Jon also opened his own stand-up comedy club in Los Angeles, where he performs every Wednesday night.

“I make fun of myself, men and women, politics…” he says of his act. “I play the piano and sing funny songs, I put in whatever I think is funny. It’s very silly, it’s Rated R I’d say. It’s pretty risqué.”

Jon has also returned to the big screen with upcoming movie Casino Jack, based on a famous American political scandal and starring Kevin Spacey, who personally recommended he join the cast.

Though the performing bug bit Jon at an early age, after receiving a warm response in a high school play and subsequently finding out the prettiest girl in school had a crush on him, he insists it’s a complex craft.
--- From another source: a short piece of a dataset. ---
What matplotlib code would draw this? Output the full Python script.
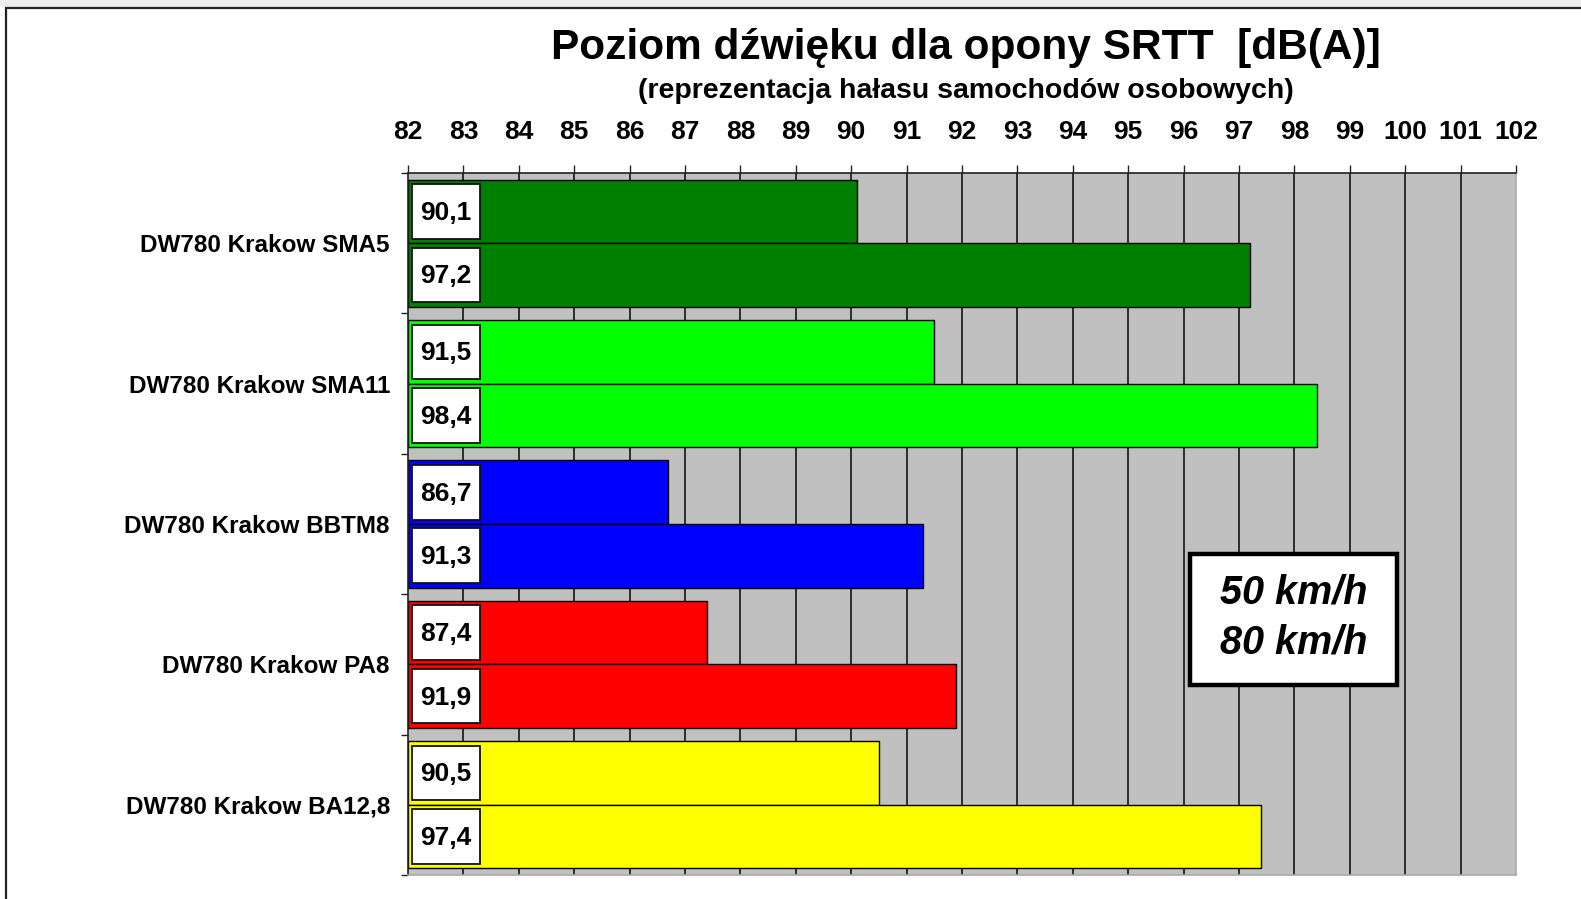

“After a while, you have to learn how to do it,” says Jon, who studied theatre in the late 70s at the University of California in Irvine. “If you’re not really into the intricacies of the job it’s no good.

“But I’d say it was like anything. My father was a doctor – anyone doing that wants to help people who are sick and make them better. That’s great but it’ll only carry you so far. You’ve got to learn how to do it, it’s a tremendous amount of work, and you have to be into it. It’s the same thing with acting.”

Speaking of dads, Jon also believes the common trait among the professionally funny is a lack of parental attention growing up.

“They’re very smart and they’re very angry – usually at their fathers,” Jon claims. “I think any performer would say that basically at home the message they got was they didn’t count. Then you get on stage and people tell you you’re funny and you count – there’s a feeling of warmth you get.”